◆ CHALLENGE: Print the listing from its top line through the line containing "from matplotlib.transforms import", nothing more, and leave out the pictures.

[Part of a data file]
* * *
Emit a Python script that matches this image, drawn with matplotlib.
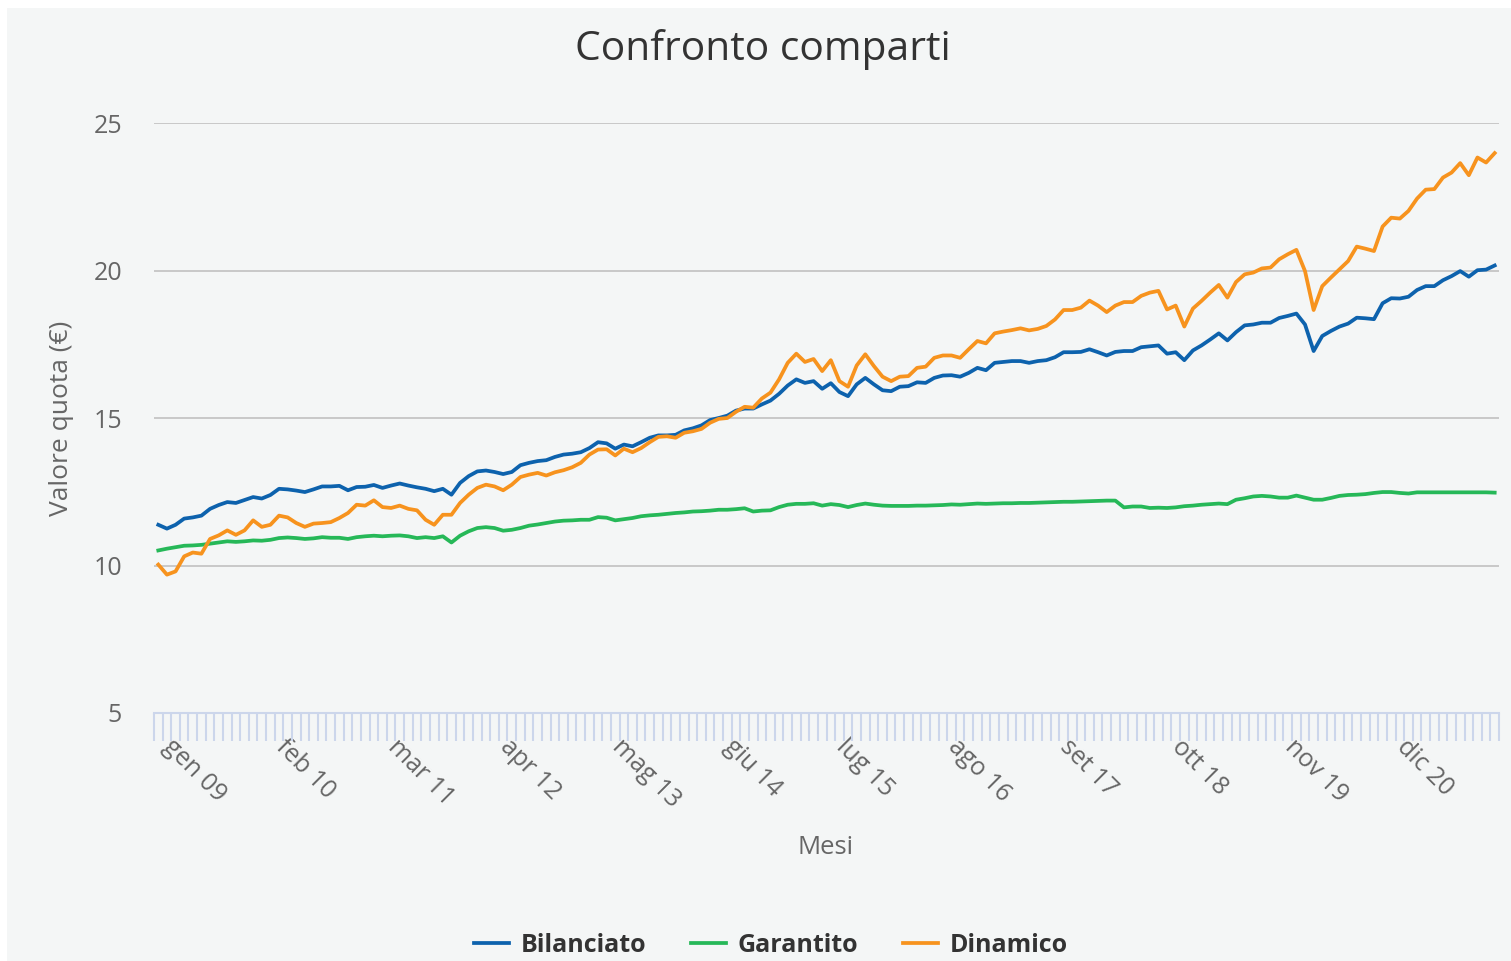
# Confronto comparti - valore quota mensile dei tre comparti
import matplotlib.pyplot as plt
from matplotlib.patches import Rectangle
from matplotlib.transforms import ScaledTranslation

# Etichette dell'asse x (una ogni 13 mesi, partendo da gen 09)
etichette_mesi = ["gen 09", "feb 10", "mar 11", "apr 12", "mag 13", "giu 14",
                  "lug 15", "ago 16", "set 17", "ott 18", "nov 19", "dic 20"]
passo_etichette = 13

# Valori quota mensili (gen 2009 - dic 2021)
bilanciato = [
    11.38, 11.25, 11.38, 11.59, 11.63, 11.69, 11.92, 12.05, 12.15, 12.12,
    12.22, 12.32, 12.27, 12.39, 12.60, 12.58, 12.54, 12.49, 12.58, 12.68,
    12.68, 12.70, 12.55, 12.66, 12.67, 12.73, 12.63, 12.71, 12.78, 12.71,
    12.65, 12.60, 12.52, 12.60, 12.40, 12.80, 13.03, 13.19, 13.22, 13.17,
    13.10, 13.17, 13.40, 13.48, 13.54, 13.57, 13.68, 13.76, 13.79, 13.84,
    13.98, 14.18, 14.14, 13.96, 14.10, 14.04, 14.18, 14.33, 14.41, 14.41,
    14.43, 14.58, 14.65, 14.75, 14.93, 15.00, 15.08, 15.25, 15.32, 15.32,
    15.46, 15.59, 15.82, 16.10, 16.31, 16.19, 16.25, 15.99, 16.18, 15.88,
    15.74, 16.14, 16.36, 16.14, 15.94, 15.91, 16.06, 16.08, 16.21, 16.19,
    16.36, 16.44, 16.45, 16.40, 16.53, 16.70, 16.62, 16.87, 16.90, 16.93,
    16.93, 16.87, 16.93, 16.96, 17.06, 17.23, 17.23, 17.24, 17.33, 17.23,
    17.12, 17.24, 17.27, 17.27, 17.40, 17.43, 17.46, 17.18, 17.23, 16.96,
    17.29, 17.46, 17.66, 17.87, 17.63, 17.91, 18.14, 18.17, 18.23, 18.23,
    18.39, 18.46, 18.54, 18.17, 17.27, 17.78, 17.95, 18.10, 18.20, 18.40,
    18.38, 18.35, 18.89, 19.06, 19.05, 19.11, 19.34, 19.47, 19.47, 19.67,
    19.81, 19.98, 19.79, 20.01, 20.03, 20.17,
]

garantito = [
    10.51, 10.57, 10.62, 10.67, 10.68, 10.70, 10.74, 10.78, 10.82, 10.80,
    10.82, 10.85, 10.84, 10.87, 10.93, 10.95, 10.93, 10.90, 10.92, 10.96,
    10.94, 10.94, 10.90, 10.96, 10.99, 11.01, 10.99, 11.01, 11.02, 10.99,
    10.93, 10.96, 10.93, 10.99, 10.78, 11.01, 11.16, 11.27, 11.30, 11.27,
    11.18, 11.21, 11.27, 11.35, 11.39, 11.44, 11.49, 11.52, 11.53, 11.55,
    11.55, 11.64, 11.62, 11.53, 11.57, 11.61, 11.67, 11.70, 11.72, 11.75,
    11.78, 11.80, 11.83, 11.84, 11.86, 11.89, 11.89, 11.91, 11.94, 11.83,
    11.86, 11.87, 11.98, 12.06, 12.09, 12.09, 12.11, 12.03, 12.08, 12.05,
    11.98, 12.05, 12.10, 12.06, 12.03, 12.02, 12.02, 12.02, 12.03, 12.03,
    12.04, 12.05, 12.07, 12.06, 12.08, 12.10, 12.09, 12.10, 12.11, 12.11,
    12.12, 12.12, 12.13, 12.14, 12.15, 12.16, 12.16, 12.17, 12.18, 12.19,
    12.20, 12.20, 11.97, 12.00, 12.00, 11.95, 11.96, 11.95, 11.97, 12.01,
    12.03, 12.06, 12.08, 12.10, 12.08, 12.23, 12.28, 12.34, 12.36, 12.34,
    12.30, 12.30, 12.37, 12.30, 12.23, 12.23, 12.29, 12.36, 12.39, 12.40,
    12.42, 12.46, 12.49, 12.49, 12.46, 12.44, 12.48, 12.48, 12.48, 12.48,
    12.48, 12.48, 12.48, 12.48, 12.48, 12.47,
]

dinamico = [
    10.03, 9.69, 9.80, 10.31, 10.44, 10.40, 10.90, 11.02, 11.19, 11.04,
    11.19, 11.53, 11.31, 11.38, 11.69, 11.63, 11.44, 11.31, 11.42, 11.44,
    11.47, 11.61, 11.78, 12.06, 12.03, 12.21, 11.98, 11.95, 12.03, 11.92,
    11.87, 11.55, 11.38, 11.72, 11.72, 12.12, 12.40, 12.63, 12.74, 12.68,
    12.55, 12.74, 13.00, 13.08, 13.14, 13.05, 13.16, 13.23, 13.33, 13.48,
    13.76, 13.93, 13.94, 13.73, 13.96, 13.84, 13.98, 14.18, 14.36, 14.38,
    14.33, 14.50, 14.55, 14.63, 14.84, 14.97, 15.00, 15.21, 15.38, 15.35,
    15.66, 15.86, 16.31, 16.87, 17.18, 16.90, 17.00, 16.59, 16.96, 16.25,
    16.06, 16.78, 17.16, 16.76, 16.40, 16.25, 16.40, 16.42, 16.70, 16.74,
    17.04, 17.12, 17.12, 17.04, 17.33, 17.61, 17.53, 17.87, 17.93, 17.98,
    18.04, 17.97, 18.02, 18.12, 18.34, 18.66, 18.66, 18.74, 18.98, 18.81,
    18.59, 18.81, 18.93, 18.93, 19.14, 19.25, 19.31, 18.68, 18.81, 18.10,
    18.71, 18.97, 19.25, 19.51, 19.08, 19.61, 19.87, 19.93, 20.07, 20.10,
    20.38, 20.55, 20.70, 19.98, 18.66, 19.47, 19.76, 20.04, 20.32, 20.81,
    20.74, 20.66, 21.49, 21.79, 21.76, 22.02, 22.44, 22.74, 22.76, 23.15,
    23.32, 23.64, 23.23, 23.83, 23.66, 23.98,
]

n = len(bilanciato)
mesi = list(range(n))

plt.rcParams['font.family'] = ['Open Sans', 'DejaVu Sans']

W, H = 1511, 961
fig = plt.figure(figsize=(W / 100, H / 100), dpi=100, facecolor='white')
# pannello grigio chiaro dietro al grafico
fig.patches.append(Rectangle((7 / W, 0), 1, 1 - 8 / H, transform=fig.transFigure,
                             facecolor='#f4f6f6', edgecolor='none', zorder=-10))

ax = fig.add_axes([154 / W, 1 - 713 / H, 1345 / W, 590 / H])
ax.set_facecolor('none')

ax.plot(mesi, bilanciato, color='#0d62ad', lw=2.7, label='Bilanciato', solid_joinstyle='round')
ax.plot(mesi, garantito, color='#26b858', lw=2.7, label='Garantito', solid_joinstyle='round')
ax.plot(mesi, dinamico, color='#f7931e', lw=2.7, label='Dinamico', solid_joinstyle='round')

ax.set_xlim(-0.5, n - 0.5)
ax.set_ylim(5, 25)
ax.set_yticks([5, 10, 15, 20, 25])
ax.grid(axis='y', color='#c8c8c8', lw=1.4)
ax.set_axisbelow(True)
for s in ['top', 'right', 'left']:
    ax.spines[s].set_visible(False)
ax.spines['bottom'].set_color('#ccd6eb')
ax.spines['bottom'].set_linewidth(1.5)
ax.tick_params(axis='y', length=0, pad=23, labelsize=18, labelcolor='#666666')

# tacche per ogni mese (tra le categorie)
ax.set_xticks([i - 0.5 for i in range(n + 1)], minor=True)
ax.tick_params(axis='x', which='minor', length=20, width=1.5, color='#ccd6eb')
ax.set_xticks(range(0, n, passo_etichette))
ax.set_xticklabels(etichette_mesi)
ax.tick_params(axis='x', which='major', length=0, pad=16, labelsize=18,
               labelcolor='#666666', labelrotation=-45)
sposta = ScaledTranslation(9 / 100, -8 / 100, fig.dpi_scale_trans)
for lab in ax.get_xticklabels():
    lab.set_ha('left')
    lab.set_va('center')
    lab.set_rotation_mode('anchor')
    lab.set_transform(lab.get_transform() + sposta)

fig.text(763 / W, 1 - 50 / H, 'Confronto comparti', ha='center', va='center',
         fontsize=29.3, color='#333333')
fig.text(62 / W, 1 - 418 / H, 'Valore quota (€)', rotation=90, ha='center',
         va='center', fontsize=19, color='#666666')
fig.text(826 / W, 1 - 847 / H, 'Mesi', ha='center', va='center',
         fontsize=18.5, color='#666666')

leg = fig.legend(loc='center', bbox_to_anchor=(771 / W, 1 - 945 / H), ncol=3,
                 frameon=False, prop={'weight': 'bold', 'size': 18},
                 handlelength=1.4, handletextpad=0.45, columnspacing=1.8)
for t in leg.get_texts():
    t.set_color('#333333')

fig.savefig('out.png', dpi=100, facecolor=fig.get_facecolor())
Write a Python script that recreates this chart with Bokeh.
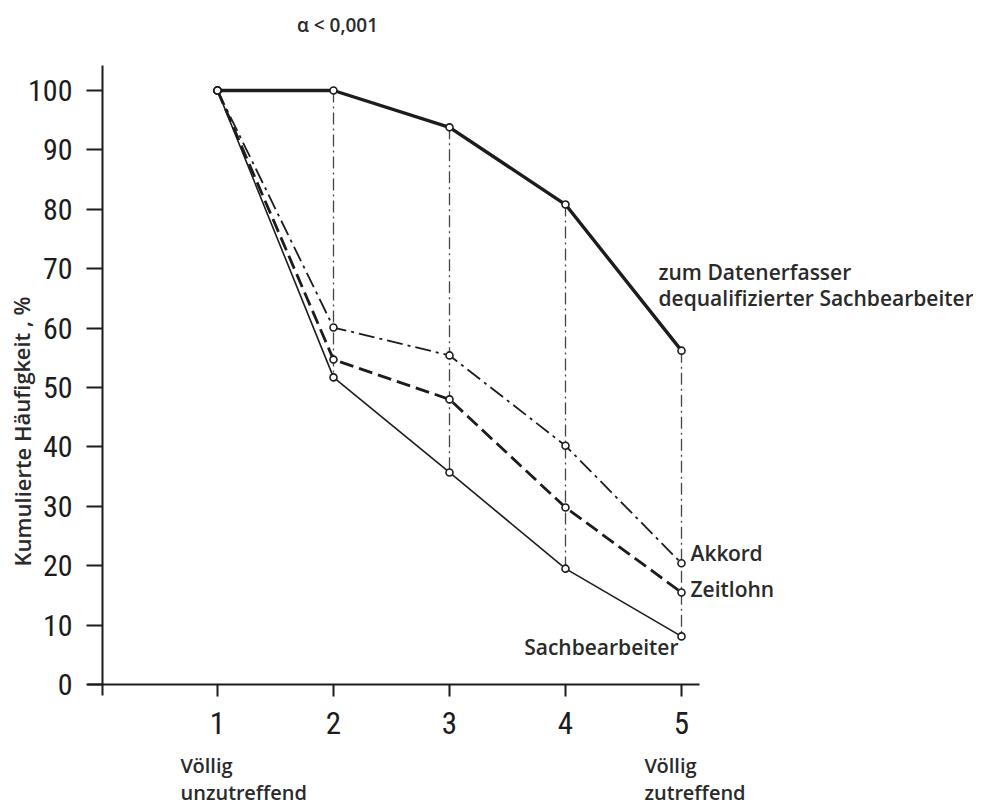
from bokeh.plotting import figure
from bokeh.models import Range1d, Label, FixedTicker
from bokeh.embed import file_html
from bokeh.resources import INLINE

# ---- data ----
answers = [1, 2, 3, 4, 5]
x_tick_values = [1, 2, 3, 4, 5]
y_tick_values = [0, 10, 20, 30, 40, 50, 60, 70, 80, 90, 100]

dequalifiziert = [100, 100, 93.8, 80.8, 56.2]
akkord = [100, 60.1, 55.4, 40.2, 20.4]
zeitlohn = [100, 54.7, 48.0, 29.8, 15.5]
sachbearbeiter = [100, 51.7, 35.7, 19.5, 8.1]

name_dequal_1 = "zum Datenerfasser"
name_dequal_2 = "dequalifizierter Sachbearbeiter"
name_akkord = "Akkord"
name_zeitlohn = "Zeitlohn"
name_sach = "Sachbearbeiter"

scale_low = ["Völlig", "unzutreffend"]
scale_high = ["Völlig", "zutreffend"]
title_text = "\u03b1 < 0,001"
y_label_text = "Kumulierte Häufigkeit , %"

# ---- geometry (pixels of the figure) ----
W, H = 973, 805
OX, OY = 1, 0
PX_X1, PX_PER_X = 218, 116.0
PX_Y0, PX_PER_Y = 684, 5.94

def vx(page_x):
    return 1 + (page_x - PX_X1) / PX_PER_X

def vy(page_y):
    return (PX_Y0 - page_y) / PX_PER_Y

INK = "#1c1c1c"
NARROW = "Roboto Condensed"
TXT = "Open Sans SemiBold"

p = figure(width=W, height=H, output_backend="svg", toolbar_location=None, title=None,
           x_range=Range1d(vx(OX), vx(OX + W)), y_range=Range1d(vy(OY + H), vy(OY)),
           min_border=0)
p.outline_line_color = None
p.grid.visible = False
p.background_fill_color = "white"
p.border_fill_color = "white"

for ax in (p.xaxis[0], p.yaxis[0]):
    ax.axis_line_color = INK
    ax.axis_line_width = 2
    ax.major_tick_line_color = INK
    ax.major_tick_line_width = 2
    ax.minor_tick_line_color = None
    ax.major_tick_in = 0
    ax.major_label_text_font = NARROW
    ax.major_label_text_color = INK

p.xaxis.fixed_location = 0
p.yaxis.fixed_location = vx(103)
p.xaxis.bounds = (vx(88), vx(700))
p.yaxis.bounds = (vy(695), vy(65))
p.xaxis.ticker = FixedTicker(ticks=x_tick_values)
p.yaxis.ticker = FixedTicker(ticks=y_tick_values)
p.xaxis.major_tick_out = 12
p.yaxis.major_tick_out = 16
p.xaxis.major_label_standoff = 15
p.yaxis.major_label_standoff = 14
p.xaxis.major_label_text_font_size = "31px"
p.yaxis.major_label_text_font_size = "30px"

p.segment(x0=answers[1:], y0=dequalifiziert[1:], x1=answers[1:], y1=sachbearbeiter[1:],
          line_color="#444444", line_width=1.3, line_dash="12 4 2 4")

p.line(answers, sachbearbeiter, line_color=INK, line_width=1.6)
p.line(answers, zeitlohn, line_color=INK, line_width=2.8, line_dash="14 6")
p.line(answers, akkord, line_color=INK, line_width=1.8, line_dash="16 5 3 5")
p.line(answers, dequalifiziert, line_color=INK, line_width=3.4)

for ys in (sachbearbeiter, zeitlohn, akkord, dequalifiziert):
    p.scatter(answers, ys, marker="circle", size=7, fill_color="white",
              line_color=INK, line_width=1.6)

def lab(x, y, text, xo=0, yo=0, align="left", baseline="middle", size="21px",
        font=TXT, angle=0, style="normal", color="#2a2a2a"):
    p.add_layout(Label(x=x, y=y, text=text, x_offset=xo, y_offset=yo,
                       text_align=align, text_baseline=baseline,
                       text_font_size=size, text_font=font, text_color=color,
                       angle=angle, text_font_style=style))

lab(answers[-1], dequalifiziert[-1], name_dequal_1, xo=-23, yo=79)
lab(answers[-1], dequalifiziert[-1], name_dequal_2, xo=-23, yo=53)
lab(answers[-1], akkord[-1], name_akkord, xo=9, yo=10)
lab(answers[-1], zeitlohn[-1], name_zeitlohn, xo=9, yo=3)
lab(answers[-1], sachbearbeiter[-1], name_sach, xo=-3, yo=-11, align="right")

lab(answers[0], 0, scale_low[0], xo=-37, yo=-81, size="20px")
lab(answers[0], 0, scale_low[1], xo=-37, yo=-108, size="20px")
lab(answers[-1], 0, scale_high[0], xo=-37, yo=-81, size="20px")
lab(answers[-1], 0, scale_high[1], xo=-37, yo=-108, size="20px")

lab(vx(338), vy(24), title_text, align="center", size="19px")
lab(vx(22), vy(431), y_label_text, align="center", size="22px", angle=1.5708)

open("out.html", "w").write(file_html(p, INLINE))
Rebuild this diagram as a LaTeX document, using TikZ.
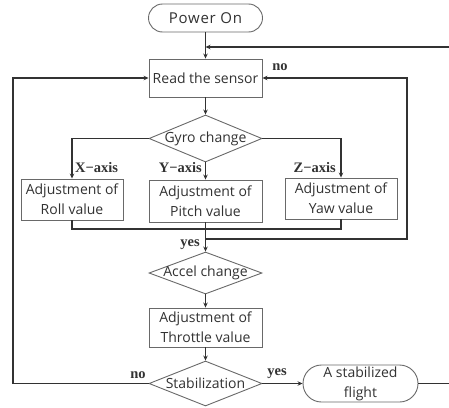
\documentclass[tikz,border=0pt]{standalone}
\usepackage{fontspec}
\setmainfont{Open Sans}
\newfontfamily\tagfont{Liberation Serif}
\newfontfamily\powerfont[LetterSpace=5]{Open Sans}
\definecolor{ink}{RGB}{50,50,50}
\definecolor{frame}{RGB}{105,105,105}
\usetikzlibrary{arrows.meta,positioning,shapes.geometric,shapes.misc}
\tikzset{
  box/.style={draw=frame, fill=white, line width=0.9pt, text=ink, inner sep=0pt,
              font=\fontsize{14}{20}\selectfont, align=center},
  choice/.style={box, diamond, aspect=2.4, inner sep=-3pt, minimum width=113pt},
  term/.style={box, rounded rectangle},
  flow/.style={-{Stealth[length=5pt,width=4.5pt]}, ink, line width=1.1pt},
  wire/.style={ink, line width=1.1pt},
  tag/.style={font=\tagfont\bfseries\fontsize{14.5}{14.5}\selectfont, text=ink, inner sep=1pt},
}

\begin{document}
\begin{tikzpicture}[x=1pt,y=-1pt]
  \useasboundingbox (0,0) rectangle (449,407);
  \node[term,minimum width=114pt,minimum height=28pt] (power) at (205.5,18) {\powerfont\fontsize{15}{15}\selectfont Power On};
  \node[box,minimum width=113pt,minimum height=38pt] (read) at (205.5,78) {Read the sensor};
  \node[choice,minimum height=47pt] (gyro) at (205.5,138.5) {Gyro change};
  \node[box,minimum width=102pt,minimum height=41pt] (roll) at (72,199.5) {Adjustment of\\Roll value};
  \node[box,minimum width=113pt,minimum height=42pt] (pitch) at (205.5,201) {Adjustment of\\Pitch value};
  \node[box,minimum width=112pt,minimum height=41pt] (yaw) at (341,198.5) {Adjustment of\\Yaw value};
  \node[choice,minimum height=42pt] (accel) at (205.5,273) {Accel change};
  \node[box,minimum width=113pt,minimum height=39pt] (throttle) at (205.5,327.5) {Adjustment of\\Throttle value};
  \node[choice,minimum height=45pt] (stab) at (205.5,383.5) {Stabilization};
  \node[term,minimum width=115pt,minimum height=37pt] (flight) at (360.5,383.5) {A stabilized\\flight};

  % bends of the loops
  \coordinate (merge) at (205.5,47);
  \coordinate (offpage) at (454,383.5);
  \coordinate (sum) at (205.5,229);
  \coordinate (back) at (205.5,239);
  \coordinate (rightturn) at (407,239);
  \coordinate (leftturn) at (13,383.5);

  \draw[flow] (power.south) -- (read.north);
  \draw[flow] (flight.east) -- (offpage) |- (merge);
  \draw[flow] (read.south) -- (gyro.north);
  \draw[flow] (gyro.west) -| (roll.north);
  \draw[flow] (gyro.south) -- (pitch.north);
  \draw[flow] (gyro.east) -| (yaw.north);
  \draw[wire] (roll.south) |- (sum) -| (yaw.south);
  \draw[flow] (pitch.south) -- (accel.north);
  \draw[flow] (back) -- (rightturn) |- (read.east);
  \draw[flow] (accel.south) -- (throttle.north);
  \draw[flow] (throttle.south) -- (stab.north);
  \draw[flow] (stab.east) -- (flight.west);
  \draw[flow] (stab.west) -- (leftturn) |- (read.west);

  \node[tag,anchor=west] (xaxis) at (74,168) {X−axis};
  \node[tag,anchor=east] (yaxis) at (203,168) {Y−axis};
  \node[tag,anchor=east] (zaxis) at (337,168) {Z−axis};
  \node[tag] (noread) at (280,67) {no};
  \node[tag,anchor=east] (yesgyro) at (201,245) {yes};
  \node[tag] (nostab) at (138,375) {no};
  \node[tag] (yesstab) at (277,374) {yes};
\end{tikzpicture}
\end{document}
* * *
◆ CORRECT ANSWER:
Emit a Python script that matches this image, drawn with matplotlib.
# Confronto comparti - valore quota mensile dei tre comparti
import matplotlib.pyplot as plt
from matplotlib.patches import Rectangle
from matplotlib.transforms import ScaledTranslation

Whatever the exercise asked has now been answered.